In my early years of trading crypto, I was like many others — staying up all night, chasing pumps, panic-selling dips, and losing sleep over red days. I was caught in a cycle of emotional decisions and inconsistent results.
Eventually, I found stability by sticking to one simple principle:
“If the signals I know and trust don’t show up, I don’t trade — period.”
I’d rather miss an opportunity than take a reckless trade. That rule became my foundation, and thanks to it, I now maintain over 70% annual returns — no luck, no gambling, just discipline.
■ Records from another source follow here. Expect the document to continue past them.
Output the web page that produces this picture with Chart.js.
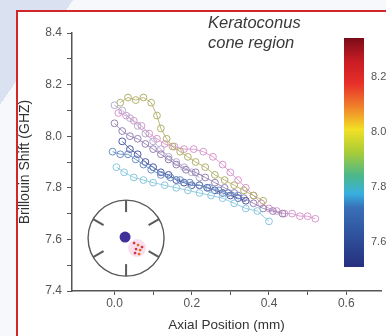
<!DOCTYPE html>
<html>
<head>
<meta charset="utf-8">
<script src="https://cdn.jsdelivr.net/npm/chart.js@4.4.1/dist/chart.umd.min.js"></script>
<style>
  html, body { margin: 0; padding: 0; }
  body {
    width: 386px; height: 336px; overflow: hidden; position: relative;
    background: linear-gradient(125deg, #dae2f2 0px, #dae2f2 60px, #f6f8fc 60px);
    font-family: "Liberation Sans", Arial, sans-serif;
  }
  #frame {
    position: absolute; left: 16px; top: 10px; right: 0; bottom: 0;
    background: #fff; border-left: 2px solid #d02828; border-top: 2px solid #d02828;
  }
  #wrap { position: absolute; left: 0; top: 0; width: 386px; height: 336px; }
  #title {
    position: absolute; left: 208px; top: 12px;
    font-style: italic; font-size: 16.5px; line-height: 20px; color: #3a3a3a;
  }
</style>
</head>
<body>
<div id="frame"></div>
<div id="wrap"><canvas id="chart" width="386" height="336"></canvas></div>
<div id="title">Keratoconus<br>cone region</div>
<script>
// axis ticks
var xTickValues = [0, 0.1, 0.2, 0.3, 0.4, 0.5, 0.6];
var xLabelValues = [0, 0.2, 0.4, 0.6];
var yTickValues = [7.4, 7.5, 7.6, 7.7, 7.8, 7.9, 8.0, 8.1, 8.2, 8.3, 8.4];
var yLabelValues = [7.4, 7.6, 7.8, 8.0, 8.2, 8.4];

// colour bar ticks and range (GHz)
var cbarTicks = [7.6, 7.8, 8.0, 8.2];
var cbarRange = [7.51, 8.34];

// the measured profiles (axial position mm, Brillouin shift GHz)
var olive_x = [0.015, 0.035, 0.055, 0.075, 0.095, 0.11, 0.12, 0.135, 0.15, 0.17, 0.19, 0.21, 0.235, 0.26, 0.285, 0.31, 0.335, 0.36, 0.385];
var olive_y = [8.13, 8.15, 8.14, 8.15, 8.13, 8.08, 8.03, 7.99, 7.96, 7.94, 7.92, 7.90, 7.88, 7.85, 7.83, 7.81, 7.79, 7.77, 7.75];

var pink_x = [0.01, 0.03, 0.05, 0.07, 0.09, 0.11, 0.13, 0.155, 0.18, 0.205, 0.23, 0.255, 0.28, 0.30, 0.32, 0.34, 0.36, 0.38, 0.40, 0.42, 0.44, 0.46, 0.48, 0.50, 0.52];
var pink_y = [8.09, 8.08, 8.06, 8.04, 8.01, 7.99, 7.97, 7.96, 7.95, 7.95, 7.94, 7.92, 7.89, 7.86, 7.83, 7.80, 7.77, 7.74, 7.72, 7.71, 7.70, 7.70, 7.69, 7.69, 7.68];

var purple_x = [0.0, 0.02, 0.04, 0.06, 0.08, 0.10, 0.12, 0.14, 0.16, 0.185, 0.21, 0.235, 0.26, 0.285, 0.31, 0.335, 0.36, 0.385, 0.41, 0.435];
var purple_y = [8.05, 8.02, 8.00, 7.99, 7.97, 7.95, 7.93, 7.91, 7.89, 7.87, 7.86, 7.84, 7.82, 7.80, 7.78, 7.76, 7.74, 7.72, 7.71, 7.70];

var lilac_x = [0.0, 0.02, 0.04, 0.06, 0.08, 0.10, 0.12, 0.14, 0.16, 0.18, 0.20, 0.22];
var lilac_y = [8.12, 8.10, 8.07, 8.04, 8.01, 7.98, 7.95, 7.92, 7.90, 7.88, 7.86, 7.84];

var navy_x = [0.02, 0.04, 0.06, 0.08, 0.10, 0.12, 0.14, 0.16, 0.18, 0.20, 0.22, 0.24, 0.26, 0.28, 0.30, 0.32, 0.34];
var navy_y = [7.98, 7.95, 7.93, 7.90, 7.88, 7.86, 7.85, 7.83, 7.82, 7.81, 7.81, 7.80, 7.79, 7.78, 7.77, 7.76, 7.75];

var blue_x = [-0.005, 0.015, 0.035, 0.055, 0.075, 0.095, 0.12, 0.145, 0.17, 0.195, 0.22, 0.245, 0.27, 0.295, 0.32];
var blue_y = [7.94, 7.93, 7.93, 7.91, 7.89, 7.87, 7.85, 7.84, 7.83, 7.82, 7.81, 7.80, 7.79, 7.78, 7.77];

var cyan_x = [0.005, 0.025, 0.05, 0.075, 0.10, 0.13, 0.16, 0.19, 0.22, 0.25, 0.28, 0.31, 0.34, 0.37, 0.40];
var cyan_y = [7.88, 7.86, 7.84, 7.83, 7.82, 7.81, 7.80, 7.79, 7.78, 7.77, 7.76, 7.74, 7.72, 7.71, 7.67];

// inset map: centre of the cornea sketch (in axis units) and the cone spot
var insetCenter = [0.03, 7.605];
var spotOffsets = [[8, 5], [12, 7], [10, 11], [14, 12], [9, 15], [13, 16], [16, 9]];

function toPoints(xs, ys) {
  var pts = [];
  for (var i = 0; i < xs.length; i++) pts.push({ x: xs[i], y: ys[i] });
  return pts;
}

function series(xs, ys, color) {
  return {
    data: toPoints(xs, ys),
    borderColor: color,
    backgroundColor: 'rgba(255,255,255,0)',
    borderWidth: 0.9,
    pointRadius: 3.4,
    pointBorderWidth: 1,
    pointBorderColor: color,
    pointBackgroundColor: 'rgba(255,255,255,0)',
    showLine: true,
    tension: 0
  };
}

// jet colour bar on the right
var colorBar = {
  id: 'colorBar',
  afterDraw: function (chart) {
    var ctx = chart.ctx;
    var left = 344, top = 38, w = 20, h = 229;
    var g = ctx.createLinearGradient(0, top, 0, top + h);
    g.addColorStop(0, '#7a0c18');
    g.addColorStop(0.1, '#c81c24');
    g.addColorStop(0.2, '#e8302a');
    g.addColorStop(0.3, '#f0802a');
    g.addColorStop(0.4, '#f2e024');
    g.addColorStop(0.5, '#a8cc38');
    g.addColorStop(0.6, '#4cb88a');
    g.addColorStop(0.68, '#38b0e0');
    g.addColorStop(0.74, '#3870b8');
    g.addColorStop(1, '#26307e');
    ctx.save();
    ctx.fillStyle = g;
    ctx.fillRect(left, top, w, h);
    ctx.fillStyle = '#555';
    ctx.font = '11px "Liberation Sans", Arial, sans-serif';
    ctx.textBaseline = 'middle';
    cbarTicks.forEach(function (v) {
      var y = top + (cbarRange[1] - v) / (cbarRange[1] - cbarRange[0]) * h;
      ctx.fillText(v.toFixed(1), left + w + 7, y);
    });
    ctx.restore();
  }
};

// small cornea sketch in the lower left
var insetMap = {
  id: 'insetMap',
  afterDatasetsDraw: function (chart) {
    var ctx = chart.ctx;
    var cx = chart.scales.x.getPixelForValue(insetCenter[0]);
    var cy = chart.scales.y.getPixelForValue(insetCenter[1]);
    var r = 38;
    ctx.save();
    ctx.strokeStyle = '#5a5a5a';
    ctx.lineWidth = 1.4;
    ctx.beginPath();
    ctx.arc(cx, cy, r, 0, Math.PI * 2);
    ctx.stroke();
    ctx.lineWidth = 2;
    for (var k = 0; k < 6; k++) {
      var a = k * Math.PI / 3;
      ctx.beginPath();
      ctx.moveTo(cx + Math.sin(a) * r, cy - Math.cos(a) * r);
      ctx.lineTo(cx + Math.sin(a) * (r - 12), cy - Math.cos(a) * (r - 12));
      ctx.stroke();
    }
    ctx.fillStyle = 'rgba(235,150,200,0.3)';
    ctx.beginPath();
    ctx.arc(cx + 11, cy + 10, 9, 0, Math.PI * 2);
    ctx.fill();
    ctx.fillStyle = '#40309a';
    ctx.beginPath();
    ctx.arc(cx - 1, cy - 1, 5.5, 0, Math.PI * 2);
    ctx.fill();
    spotOffsets.forEach(function (o, i) {
      ctx.fillStyle = i % 2 ? '#e06a20' : '#d03848';
      ctx.beginPath();
      ctx.arc(cx + o[0], cy + o[1], 1.4, 0, Math.PI * 2);
      ctx.fill();
    });
    ctx.restore();
  }
};

Chart.defaults.font.family = '"Liberation Sans", Arial, sans-serif';

new Chart(document.getElementById('chart'), {
  type: 'scatter',
  data: {
    datasets: [
      series(cyan_x, cyan_y, '#88c6dc'),
      series(blue_x, blue_y, '#6a8ec4'),
      series(navy_x, navy_y, '#4a58a2'),
      series(purple_x, purple_y, '#9682b2'),
      series(lilac_x, lilac_y, '#b6acce'),
      series(olive_x, olive_y, '#b2b06c'),
      series(pink_x, pink_y, '#d896cc')
    ]
  },
  options: {
    responsive: false,
    animation: false,
    layout: { padding: { left: 16, right: 2, top: 33, bottom: 2 } },
    plugins: { legend: { display: false }, tooltip: { enabled: false } },
    scales: {
      x: {
        type: 'linear', min: -0.11, max: 0.69,
        afterFit: function (s) { s.height = 43; },
        afterBuildTicks: function (s) { s.ticks = xTickValues.map(function (v) { return { value: v }; }); },
        ticks: {
          autoSkip: false, maxRotation: 0, padding: 1, color: '#555', font: { size: 12 },
          callback: function (v) { return xLabelValues.some(function (l) { return Math.abs(l - v) < 1e-6; }) ? v.toFixed(1) : ''; }
        },
        grid: { drawOnChartArea: false, drawTicks: true, tickLength: 4, color: '#555' },
        border: { display: true, color: '#555', width: 1.5 },
        title: { display: true, text: 'Axial Position (mm)', color: '#333', font: { size: 13.5 }, padding: { top: 0, bottom: 1 } }
      },
      y: {
        type: 'linear', min: 7.4, max: 8.4,
        afterFit: function (s) { s.width = 56; },
        afterBuildTicks: function (s) { s.ticks = yTickValues.map(function (v) { return { value: v }; }); },
        ticks: {
          autoSkip: false, padding: 5, color: '#555', font: { size: 12 },
          callback: function (v) { return yLabelValues.some(function (l) { return Math.abs(l - v) < 1e-6; }) ? v.toFixed(1) : ''; }
        },
        grid: { drawOnChartArea: false, drawTicks: true, tickLength: 5, color: '#555' },
        border: { display: true, color: '#555', width: 1.5 },
        title: { display: true, text: 'Brillouin Shift (GHZ)', color: '#333', font: { size: 14 }, padding: { top: 1, bottom: 0 } }
      }
    }
  },
  plugins: [colorBar, insetMap]
});
</script>
</body>
</html>
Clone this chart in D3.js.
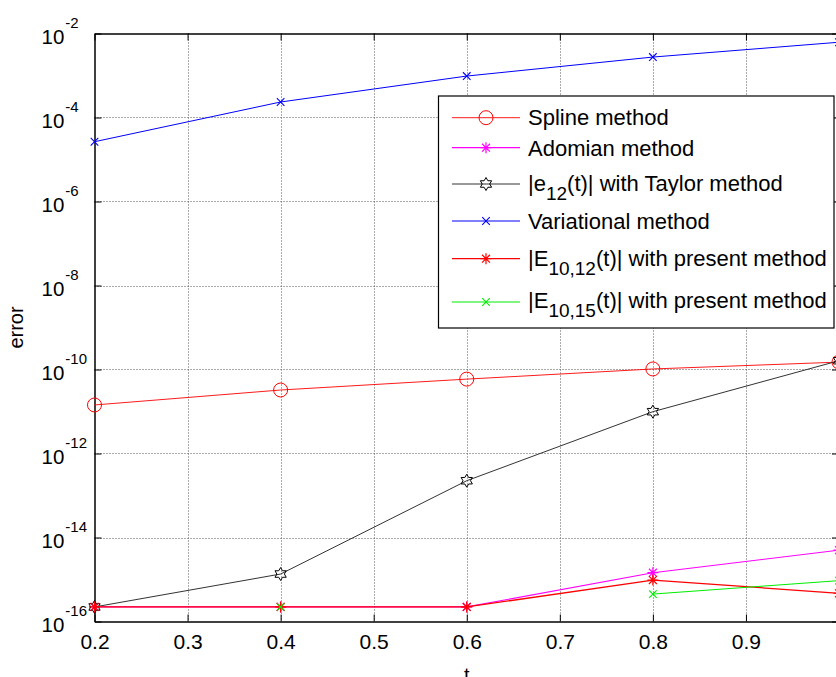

If you’re just getting started, here are a few hard-earned lessons from my own real trading experience:
1. Take Profits — Immediately
Don’t get greedy. If you’re up $1,000 today, withdraw $300 to your bank right away and keep trading with the rest. I’ve seen too many people turn a 3x gain into a 0x because they wanted 5x. Lock in profits. Repeat.
2. Trust Indicators, Not Emotions
Feelings aren’t a trading strategy. Use tools. Download TradingView and watch these indicators before entering any trade:
• MACD: Look for golden crosses or death crosses.
• RSI: Watch for overbought or oversold levels.
• Bollinger Bands: Is there a squeeze or a breakout forming?
Only consider entering when at least two indicators align with your direction.
3. Flexible Stop-Loss = Secured Profits
If you can monitor your trades, adjust your stop-loss upward once you’re in profit. Bought at 1000 and it hits 1100? Move your stop to 1050 to lock in gains.
If you’re stepping away, always set a firm stop-loss — around 3% — to protect yourself from flash crashes.
4. Withdraw Weekly Without Fail
Unrealized profits are just numbers until withdrawn. Every Friday, I transfer 30% of my weekly profits to my bank. The remaining balance continues to compound. Over time, this habit steadily grows both my portfolio and peace of mind.
5. Read Candlesticks With Purpose
• For short-term trades, use the 1-hour chart: Two bullish candles in a row? Consider going long.
• If the market is ranging, check the 4-hour chart for support levels. When price approaches a support zone, watch for an entry.
Final Thought:
Crypto trading isn’t gambling — it’s a job.
Clock in, clock out. Stick to your plan. Eat on time. Sleep on time. Trade only when your signals appear. You’ll be surprised how much more consistent and profitable you become when discipline replaces emotion.